Me prenant ainsi le peu d’énergie qu’il me restait encore et ne me laissant aucun répit. Sans oublier l’enfer des troubles de l’oralité alimentaires, conséquence directe du RGO. Surveiller son poids, faire des pds tous les mois afin de contrôler les carences, pleurer de le voir préférer se laisser dépérir plutôt de que d’avaler une pâte ou un bout de viande.

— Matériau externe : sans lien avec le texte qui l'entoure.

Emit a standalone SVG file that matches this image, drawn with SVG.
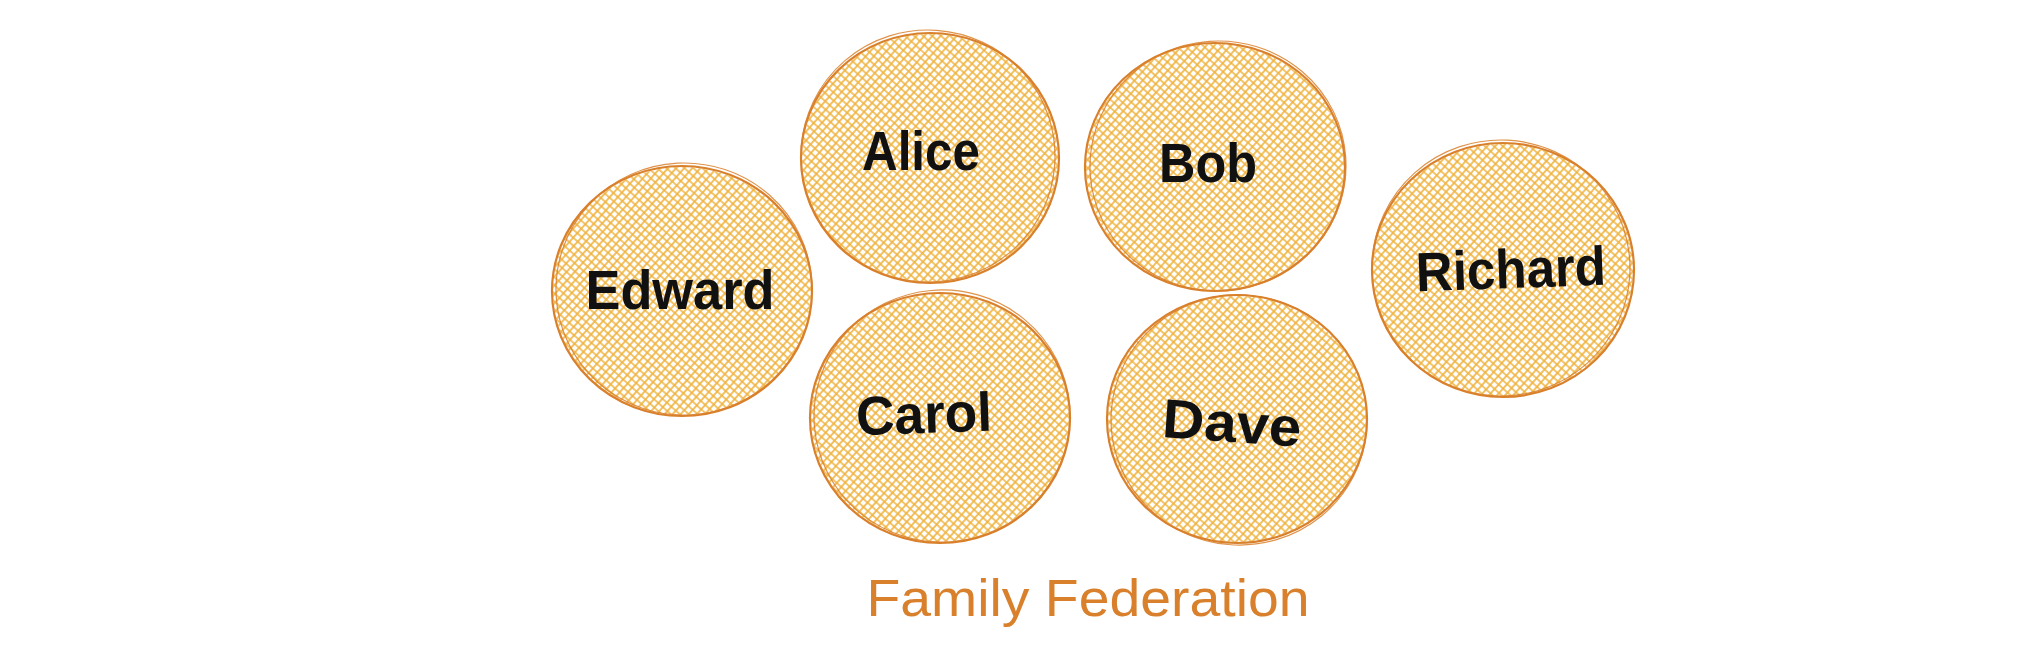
<svg xmlns="http://www.w3.org/2000/svg" width="2042" height="652" viewBox="0 0 2042 652">
  <defs>
    <pattern id="hatch" width="6" height="6" patternUnits="userSpaceOnUse" patternTransform="rotate(42)">
      <path d="M0 3 H6 M3 0 V6" stroke="#efb23c" stroke-width="1.6" fill="none"/>
    </pattern>
    <style>
      .fill { fill: url(#hatch); stroke: none; }
      .edge { fill: none; stroke: #d9802c; stroke-width: 2.2; }
      .edge2 { fill: none; stroke: #d9802c; stroke-width: 1.2; opacity: 0.85; }
      .label { font-family: "Liberation Sans", Arial, sans-serif; font-size: 55px; font-weight: bold; fill: #111111; text-anchor: middle; }
      .title { font-family: "Liberation Sans", Arial, sans-serif; font-size: 52px; fill: #d9802c; text-anchor: middle; }
    </style>
  </defs>
  <rect width="2042" height="652" fill="#ffffff"/>

  <g id="connectors"></g>

  <g id="node-edward">
    <ellipse class="fill" cx="682" cy="291" rx="129" ry="124"/>
    <ellipse class="edge" cx="682" cy="291" rx="130" ry="125"/>
    <ellipse class="edge2" cx="684" cy="289" rx="128" ry="126" transform="rotate(-3 684 289)"/>
    <text class="label" x="680" y="309" textLength="189" lengthAdjust="spacingAndGlyphs">Edward</text>
  </g>

  <g id="node-alice">
    <ellipse class="fill" cx="930" cy="158" rx="128" ry="124"/>
    <ellipse class="edge" cx="930" cy="158" rx="129" ry="125"/>
    <ellipse class="edge2" cx="928" cy="156" rx="127" ry="126" transform="rotate(4 928 156)"/>
    <text class="label" x="921" y="170" textLength="118" lengthAdjust="spacingAndGlyphs">Alice</text>
  </g>

  <g id="node-bob">
    <ellipse class="fill" cx="1215" cy="167" rx="129" ry="123"/>
    <ellipse class="edge" cx="1215" cy="167" rx="130" ry="124"/>
    <ellipse class="edge2" cx="1218" cy="166" rx="128" ry="125" transform="rotate(-4 1218 166)"/>
    <text class="label" x="1208" y="182" textLength="98" lengthAdjust="spacingAndGlyphs">Bob</text>
  </g>

  <g id="node-richard">
    <ellipse class="fill" cx="1503" cy="270" rx="130" ry="126"/>
    <ellipse class="edge" cx="1503" cy="270" rx="131" ry="127"/>
    <ellipse class="edge2" cx="1501" cy="268" rx="129" ry="128" transform="rotate(3 1501 268)"/>
    <text class="label" x="1511" y="288" textLength="190" lengthAdjust="spacingAndGlyphs" transform="rotate(-2 1511 272)">Richard</text>
  </g>

  <g id="node-carol">
    <ellipse class="fill" cx="940" cy="418" rx="129" ry="124"/>
    <ellipse class="edge" cx="940" cy="418" rx="130" ry="125"/>
    <ellipse class="edge2" cx="942" cy="416" rx="128" ry="126" transform="rotate(-5 942 416)"/>
    <text class="label" x="924" y="433" textLength="136" lengthAdjust="spacingAndGlyphs" transform="rotate(-2 924 414)">Carol</text>
  </g>

  <g id="node-dave">
    <ellipse class="fill" cx="1237" cy="419" rx="129" ry="123"/>
    <ellipse class="edge" cx="1237" cy="419" rx="130" ry="124"/>
    <ellipse class="edge2" cx="1239" cy="420" rx="128" ry="125" transform="rotate(5 1239 420)"/>
    <text class="label" x="1232" y="442" textLength="139" lengthAdjust="spacingAndGlyphs" transform="rotate(4 1232 423)">Dave</text>
  </g>

  <g id="title">
    <text class="title" x="1088" y="616" textLength="443" lengthAdjust="spacingAndGlyphs">Family Federation</text>
  </g>
</svg>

Avant d’être la maman de Milo, jamais je n’aurais cru qu’il était possible de mourir de fierté de voir son enfant goûter du saucisson de jambon, ou encore se régaler avec une crêpe au choco après 4 ans sans jamais y avoir goûté. Sans parler des troubles sensoriels qui en ont découlés et rendait sa vie impossible.
Un petit garçon qui hurlait au contact de l’herbe ou du sable. Qui ne supportait pas avoir les mains sales, jouer avec de la pâte à modeler ou faire de la peinture. Qui ne supportait pas les étiquettes de ses vêtements, de ses peluches, … Puis tout le reste. Des troubles contre lesquels on se bat encore et contre lesquels il se battra encore certainement pendant des années.
Et c’est sûrement de là que me vient cette fusion avec Milo. Hugo me taquine souvent à ce propos. J’aime mes trois enfants de tout mon cœur avec la même intensité. Capucine est ma fille unique, le bébé de mes 23 ans que j’ai élevé seule. Roméo est mon soleil, celui qui m’a sortie de cette dépression et prouvé malgré mes craintes que la foudre ne frappait jamais deux fois au même endroit. Mais Milo et moi, on vit quelque chose de particulier que seules les mamans de bébés RGO peuvent comprendre. Cette fusion a eu lieu sans que je ne m’en rende compte alors que je le berçais jour et nuit et priais pour le soulager, donnant tout physiquement et psychologiquement.
Il avait tant besoin de moi... Jamais je ne me suis sentie plus indispensable pour quelqu’un que durant ces instants-là. Et malgré toute ma souffrance, je l’ai préservé de tout alors que je me noyais, littéralement. Quand on dit qu’une mère donnerait sa vie pour son enfant, ce ne sont pas que des mots. Parce que je vous jure, j’ai tout donné et plus encore.
J’ai longtemps cru qu’on n’en sortirait pas indemne. Du Covid, de ce post-partum éprouvant, de l’école à la maison, du RGO, des conséquences sur notre famille, de la solitude, de cette grossesse surprise et des peurs que celle-ci entraînait d’avoir deux bébés en deux ans alors que Milo avait fait de notre vie un chantier.
Et pourtant, alors que la veille je ne pensais pas pouvoir affronter tout ça, un jour c’était fini. Ce n’est pas un mensonge, tout passe, même le pire. Le calme revient toujours après la tempête. Un jour on arrive même à se dire que tout ça n’était pas si grave, qu’il y a toujours bien pire. C’est passé, c’est même déjà oublié. Il parait que c’est ça la maternité. On aura bien assez vite d’autres combats à mener. Et je suis tellement fière de moi, de nous, de Milo.
Parce qu’aujourd’hui, quand on le voit, il n’est qu’un petit garçon banal dont on ne soupçonne pas le passif et la souffrance endurée. Ce petit garçon qu’on disait « capricieux », « difficile » et « autiste » est aujourd’hui un petit garçon intelligent, vif, curieux et plein de vie.
Et surtout Milo est un petit garçon qui a été et est toujours aimé démesurément. C’est bien vrai ce qu’on dit ; « l’effet mère est infini ».